- _Exercise requirements_: Starting at the line that contains "Write the TikZ code for this diagram." and stopping at the line that contains "(e3) at (696.4,634)", transcribe every line of the material below exactly; pictures stay out.

- _Records shown_:
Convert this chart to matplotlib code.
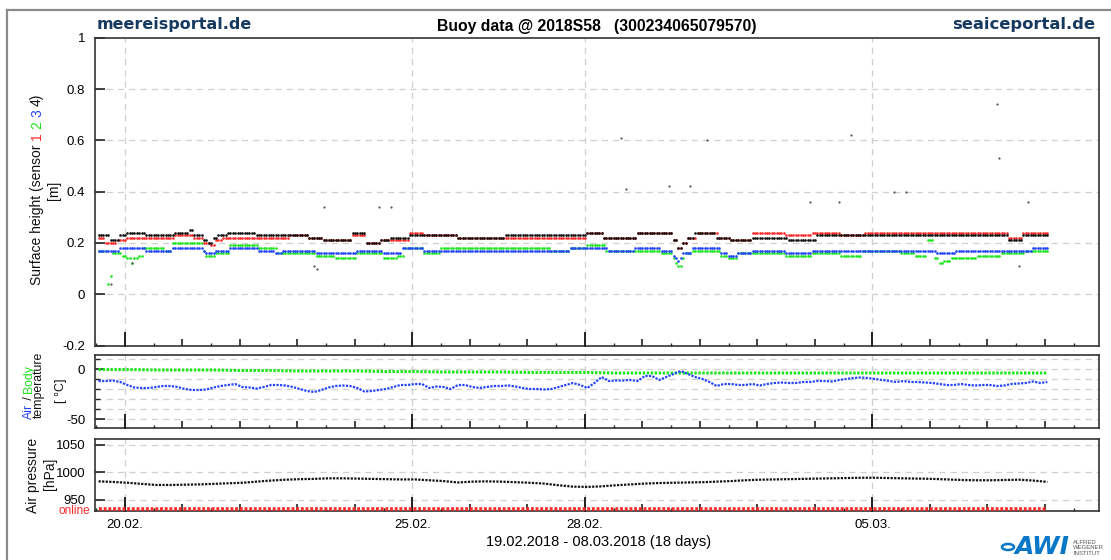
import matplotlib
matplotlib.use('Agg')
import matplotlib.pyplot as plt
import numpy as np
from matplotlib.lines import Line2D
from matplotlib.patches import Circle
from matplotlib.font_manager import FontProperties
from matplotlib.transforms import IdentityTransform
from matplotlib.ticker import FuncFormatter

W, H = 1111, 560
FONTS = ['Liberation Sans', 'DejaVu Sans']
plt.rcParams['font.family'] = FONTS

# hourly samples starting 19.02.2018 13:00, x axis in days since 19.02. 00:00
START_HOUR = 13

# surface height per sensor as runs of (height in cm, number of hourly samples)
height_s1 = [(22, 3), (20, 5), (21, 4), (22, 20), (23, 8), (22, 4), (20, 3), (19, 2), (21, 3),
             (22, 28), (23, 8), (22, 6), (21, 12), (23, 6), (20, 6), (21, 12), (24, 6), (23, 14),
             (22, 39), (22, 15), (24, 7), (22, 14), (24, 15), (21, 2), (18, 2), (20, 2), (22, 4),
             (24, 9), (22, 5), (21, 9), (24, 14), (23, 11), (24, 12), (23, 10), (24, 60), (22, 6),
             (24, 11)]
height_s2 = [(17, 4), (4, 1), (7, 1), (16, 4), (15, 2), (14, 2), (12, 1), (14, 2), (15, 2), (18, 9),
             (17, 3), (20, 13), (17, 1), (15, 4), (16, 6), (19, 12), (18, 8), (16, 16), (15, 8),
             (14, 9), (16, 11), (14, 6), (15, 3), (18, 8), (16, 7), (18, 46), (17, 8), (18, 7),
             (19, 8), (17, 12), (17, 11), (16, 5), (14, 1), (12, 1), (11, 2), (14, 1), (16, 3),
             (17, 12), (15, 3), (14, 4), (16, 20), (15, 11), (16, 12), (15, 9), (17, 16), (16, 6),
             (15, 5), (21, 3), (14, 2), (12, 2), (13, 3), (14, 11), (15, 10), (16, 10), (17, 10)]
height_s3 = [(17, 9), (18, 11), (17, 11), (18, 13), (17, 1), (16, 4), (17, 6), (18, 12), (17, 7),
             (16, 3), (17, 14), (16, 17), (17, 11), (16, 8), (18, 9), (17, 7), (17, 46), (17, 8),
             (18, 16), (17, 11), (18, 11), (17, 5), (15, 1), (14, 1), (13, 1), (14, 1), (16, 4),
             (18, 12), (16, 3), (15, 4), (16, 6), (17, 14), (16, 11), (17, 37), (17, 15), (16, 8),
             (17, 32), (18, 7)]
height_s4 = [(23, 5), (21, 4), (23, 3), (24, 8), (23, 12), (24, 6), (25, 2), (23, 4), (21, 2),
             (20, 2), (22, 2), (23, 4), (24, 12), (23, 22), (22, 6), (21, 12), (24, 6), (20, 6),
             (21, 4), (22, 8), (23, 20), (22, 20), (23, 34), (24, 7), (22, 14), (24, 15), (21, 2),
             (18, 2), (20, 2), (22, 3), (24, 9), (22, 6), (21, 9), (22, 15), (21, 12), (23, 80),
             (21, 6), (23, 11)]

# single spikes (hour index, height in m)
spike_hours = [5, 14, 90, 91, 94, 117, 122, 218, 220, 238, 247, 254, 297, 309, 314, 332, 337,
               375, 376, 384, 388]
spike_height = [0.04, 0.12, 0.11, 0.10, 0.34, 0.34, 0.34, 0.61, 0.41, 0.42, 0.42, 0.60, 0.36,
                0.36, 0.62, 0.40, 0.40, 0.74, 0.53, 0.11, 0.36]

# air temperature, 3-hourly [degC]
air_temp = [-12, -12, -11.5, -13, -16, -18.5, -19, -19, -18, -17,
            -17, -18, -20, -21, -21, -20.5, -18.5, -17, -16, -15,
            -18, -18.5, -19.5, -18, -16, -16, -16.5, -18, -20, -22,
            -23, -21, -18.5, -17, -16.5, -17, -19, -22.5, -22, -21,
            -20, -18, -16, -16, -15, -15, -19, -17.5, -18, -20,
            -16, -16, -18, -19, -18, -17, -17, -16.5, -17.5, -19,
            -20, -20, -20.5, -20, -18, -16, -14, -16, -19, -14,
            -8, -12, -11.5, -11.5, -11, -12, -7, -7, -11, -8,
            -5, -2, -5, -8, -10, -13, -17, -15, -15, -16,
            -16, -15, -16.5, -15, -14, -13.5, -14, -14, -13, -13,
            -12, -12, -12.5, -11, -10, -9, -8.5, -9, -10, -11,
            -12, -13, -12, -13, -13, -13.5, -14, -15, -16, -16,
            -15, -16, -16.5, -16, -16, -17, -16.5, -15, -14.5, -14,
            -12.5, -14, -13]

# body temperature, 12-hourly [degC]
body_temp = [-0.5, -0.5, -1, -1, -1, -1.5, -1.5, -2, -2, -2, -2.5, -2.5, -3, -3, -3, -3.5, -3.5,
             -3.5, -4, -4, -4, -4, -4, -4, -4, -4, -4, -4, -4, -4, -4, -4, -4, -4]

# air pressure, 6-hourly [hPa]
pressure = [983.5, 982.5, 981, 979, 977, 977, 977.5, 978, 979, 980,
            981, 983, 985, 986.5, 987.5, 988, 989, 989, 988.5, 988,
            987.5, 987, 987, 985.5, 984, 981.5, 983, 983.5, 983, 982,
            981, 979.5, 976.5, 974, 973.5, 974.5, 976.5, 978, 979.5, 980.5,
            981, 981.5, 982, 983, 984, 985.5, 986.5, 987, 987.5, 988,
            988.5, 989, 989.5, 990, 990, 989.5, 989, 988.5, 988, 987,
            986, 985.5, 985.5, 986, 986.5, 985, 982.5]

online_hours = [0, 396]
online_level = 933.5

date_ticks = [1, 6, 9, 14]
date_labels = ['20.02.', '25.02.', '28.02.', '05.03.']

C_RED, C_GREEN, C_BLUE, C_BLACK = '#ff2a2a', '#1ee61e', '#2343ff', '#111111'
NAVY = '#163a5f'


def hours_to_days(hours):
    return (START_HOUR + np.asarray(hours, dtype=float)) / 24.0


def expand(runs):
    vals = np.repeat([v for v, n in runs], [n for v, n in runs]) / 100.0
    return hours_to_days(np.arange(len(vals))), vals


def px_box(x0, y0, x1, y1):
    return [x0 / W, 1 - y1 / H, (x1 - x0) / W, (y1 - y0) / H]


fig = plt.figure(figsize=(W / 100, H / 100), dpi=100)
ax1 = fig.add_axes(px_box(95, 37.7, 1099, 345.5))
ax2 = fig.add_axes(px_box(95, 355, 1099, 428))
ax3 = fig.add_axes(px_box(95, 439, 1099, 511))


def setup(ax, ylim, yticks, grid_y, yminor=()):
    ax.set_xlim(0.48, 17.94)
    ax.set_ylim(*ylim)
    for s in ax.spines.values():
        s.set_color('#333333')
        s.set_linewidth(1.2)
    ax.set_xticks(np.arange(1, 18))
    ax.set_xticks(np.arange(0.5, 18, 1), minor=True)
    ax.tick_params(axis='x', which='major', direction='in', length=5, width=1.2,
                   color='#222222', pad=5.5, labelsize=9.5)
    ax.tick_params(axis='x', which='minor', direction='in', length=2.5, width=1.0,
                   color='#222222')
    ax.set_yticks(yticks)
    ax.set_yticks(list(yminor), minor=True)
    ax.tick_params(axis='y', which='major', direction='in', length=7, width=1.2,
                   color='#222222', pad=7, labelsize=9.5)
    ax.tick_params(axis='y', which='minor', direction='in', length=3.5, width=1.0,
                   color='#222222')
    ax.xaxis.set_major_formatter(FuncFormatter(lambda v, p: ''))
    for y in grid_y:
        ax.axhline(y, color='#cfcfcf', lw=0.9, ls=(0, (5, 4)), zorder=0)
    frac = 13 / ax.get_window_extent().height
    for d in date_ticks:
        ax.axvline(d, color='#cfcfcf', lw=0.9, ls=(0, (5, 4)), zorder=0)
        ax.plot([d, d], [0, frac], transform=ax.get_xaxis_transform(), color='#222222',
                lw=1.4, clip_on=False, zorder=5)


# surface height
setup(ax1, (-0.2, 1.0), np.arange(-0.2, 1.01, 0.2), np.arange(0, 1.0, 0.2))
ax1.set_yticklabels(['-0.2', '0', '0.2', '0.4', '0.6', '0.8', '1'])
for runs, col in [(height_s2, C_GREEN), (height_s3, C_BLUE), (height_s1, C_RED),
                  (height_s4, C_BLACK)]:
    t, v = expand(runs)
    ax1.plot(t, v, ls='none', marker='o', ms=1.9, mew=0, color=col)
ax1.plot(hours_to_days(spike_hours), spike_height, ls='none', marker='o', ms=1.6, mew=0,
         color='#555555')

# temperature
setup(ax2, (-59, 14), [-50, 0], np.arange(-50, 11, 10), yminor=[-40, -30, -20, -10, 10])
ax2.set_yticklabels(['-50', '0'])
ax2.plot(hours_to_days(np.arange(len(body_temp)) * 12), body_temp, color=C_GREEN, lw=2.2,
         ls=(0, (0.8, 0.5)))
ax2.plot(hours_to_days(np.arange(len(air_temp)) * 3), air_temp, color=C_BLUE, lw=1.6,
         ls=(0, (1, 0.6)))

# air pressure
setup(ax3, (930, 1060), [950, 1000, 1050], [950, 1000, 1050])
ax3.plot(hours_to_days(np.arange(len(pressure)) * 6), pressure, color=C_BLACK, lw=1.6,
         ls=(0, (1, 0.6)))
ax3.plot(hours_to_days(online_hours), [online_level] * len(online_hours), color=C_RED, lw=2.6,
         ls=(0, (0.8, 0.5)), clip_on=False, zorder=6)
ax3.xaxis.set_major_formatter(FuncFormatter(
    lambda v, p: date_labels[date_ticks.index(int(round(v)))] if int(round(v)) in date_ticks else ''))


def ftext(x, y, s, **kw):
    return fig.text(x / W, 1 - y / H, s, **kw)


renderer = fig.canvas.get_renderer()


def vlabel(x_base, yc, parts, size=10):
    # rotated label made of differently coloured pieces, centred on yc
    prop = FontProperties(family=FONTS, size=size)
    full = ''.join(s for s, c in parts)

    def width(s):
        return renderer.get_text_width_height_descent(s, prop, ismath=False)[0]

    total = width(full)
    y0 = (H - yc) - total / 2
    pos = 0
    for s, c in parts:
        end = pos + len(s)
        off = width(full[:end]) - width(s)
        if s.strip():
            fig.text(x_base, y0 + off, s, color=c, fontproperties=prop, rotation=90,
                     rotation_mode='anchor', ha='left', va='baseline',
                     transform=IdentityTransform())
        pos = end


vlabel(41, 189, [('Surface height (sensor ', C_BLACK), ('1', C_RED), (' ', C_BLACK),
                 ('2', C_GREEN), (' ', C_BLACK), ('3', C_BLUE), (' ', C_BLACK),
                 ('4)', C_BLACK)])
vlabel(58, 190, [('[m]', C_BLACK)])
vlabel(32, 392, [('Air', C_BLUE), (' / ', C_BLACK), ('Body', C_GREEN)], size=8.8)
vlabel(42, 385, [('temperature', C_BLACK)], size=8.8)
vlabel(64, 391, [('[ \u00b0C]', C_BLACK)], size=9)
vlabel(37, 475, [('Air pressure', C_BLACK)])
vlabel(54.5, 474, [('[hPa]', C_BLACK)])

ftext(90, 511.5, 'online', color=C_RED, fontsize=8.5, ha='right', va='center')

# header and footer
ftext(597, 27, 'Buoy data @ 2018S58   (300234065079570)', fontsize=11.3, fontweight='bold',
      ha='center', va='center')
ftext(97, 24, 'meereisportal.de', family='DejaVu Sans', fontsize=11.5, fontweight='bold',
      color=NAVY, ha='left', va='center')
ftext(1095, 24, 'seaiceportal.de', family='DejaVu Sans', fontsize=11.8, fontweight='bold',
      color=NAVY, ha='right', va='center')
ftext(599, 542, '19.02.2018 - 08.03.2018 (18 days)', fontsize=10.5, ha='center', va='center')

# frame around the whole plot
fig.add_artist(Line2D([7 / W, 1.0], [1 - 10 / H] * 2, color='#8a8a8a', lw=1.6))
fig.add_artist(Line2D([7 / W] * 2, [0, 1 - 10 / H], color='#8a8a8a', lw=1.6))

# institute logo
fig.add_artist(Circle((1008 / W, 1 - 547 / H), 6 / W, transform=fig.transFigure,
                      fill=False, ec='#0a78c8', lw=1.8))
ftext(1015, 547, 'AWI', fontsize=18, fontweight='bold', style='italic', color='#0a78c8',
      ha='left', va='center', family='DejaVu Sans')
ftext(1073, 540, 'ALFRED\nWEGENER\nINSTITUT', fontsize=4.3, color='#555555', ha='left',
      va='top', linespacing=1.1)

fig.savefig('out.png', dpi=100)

...

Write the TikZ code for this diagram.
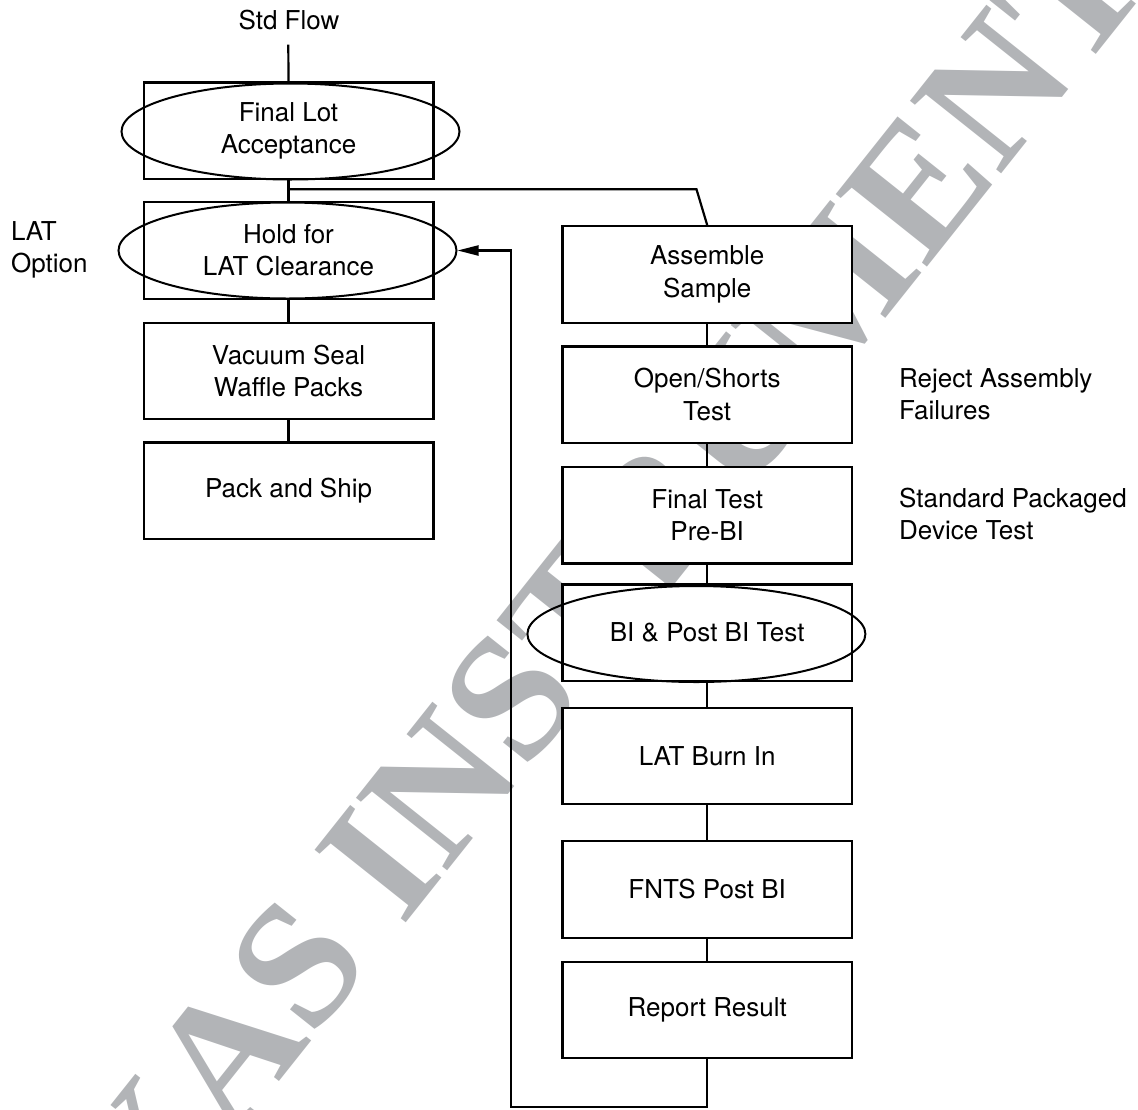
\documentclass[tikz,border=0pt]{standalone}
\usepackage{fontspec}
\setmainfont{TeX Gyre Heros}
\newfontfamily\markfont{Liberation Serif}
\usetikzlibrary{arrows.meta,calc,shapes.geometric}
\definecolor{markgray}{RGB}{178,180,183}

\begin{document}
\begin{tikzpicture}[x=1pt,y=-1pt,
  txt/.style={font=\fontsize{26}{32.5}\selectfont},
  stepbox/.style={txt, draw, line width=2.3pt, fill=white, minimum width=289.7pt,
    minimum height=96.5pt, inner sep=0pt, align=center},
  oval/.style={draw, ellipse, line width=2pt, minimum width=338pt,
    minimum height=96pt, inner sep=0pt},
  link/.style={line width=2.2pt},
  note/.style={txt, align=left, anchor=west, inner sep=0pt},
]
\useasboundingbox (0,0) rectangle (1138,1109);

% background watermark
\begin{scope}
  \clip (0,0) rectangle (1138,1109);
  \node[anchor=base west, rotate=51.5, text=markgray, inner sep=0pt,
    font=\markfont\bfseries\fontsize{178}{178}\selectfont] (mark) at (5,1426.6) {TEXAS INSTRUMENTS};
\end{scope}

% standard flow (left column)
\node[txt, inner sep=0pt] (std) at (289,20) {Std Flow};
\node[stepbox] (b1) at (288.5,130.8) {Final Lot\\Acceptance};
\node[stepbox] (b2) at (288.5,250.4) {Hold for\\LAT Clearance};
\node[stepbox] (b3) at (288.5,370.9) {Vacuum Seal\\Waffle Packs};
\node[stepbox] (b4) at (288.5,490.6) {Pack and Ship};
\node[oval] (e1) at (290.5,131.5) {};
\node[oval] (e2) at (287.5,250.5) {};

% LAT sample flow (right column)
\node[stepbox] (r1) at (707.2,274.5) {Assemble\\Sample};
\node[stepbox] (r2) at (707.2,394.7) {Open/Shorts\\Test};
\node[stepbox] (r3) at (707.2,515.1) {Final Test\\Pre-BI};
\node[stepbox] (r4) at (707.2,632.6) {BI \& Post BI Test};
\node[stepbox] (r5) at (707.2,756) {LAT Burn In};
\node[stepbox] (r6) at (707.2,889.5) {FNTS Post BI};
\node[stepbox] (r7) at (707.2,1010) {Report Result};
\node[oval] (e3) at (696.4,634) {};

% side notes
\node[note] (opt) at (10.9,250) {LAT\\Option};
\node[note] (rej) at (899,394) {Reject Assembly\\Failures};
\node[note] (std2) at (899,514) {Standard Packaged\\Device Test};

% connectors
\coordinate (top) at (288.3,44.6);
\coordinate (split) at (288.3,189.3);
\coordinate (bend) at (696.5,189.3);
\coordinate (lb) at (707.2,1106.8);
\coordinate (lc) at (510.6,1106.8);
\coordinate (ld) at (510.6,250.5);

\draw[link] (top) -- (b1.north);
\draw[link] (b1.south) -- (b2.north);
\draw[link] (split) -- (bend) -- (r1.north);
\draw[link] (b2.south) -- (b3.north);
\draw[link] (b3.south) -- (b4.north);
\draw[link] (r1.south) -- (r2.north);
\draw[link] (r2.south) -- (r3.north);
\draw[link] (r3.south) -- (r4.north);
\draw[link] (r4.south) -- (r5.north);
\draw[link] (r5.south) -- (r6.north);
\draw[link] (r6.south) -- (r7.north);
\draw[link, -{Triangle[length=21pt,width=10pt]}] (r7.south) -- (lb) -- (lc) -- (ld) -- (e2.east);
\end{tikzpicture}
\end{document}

- _Result of the exercise_:
Write the TikZ code for this diagram.
\documentclass[tikz,border=0pt]{standalone}
\usepackage{fontspec}
\setmainfont{TeX Gyre Heros}
\newfontfamily\markfont{Liberation Serif}
\usetikzlibrary{arrows.meta,calc,shapes.geometric}
\definecolor{markgray}{RGB}{178,180,183}

\begin{document}
\begin{tikzpicture}[x=1pt,y=-1pt,
  txt/.style={font=\fontsize{26}{32.5}\selectfont},
  stepbox/.style={txt, draw, line width=2.3pt, fill=white, minimum width=289.7pt,
    minimum height=96.5pt, inner sep=0pt, align=center},
  oval/.style={draw, ellipse, line width=2pt, minimum width=338pt,
    minimum height=96pt, inner sep=0pt},
  link/.style={line width=2.2pt},
  note/.style={txt, align=left, anchor=west, inner sep=0pt},
]
\useasboundingbox (0,0) rectangle (1138,1109);

% background watermark
\begin{scope}
  \clip (0,0) rectangle (1138,1109);
  \node[anchor=base west, rotate=51.5, text=markgray, inner sep=0pt,
    font=\markfont\bfseries\fontsize{178}{178}\selectfont] (mark) at (5,1426.6) {TEXAS INSTRUMENTS};
\end{scope}

% standard flow (left column)
\node[txt, inner sep=0pt] (std) at (289,20) {Std Flow};
\node[stepbox] (b1) at (288.5,130.8) {Final Lot\\Acceptance};
\node[stepbox] (b2) at (288.5,250.4) {Hold for\\LAT Clearance};
\node[stepbox] (b3) at (288.5,370.9) {Vacuum Seal\\Waffle Packs};
\node[stepbox] (b4) at (288.5,490.6) {Pack and Ship};
\node[oval] (e1) at (290.5,131.5) {};
\node[oval] (e2) at (287.5,250.5) {};

% LAT sample flow (right column)
\node[stepbox] (r1) at (707.2,274.5) {Assemble\\Sample};
\node[stepbox] (r2) at (707.2,394.7) {Open/Shorts\\Test};
\node[stepbox] (r3) at (707.2,515.1) {Final Test\\Pre-BI};
\node[stepbox] (r4) at (707.2,632.6) {BI \& Post BI Test};
\node[stepbox] (r5) at (707.2,756) {LAT Burn In};
\node[stepbox] (r6) at (707.2,889.5) {FNTS Post BI};
\node[stepbox] (r7) at (707.2,1010) {Report Result};
\node[oval] (e3) at (696.4,634) {};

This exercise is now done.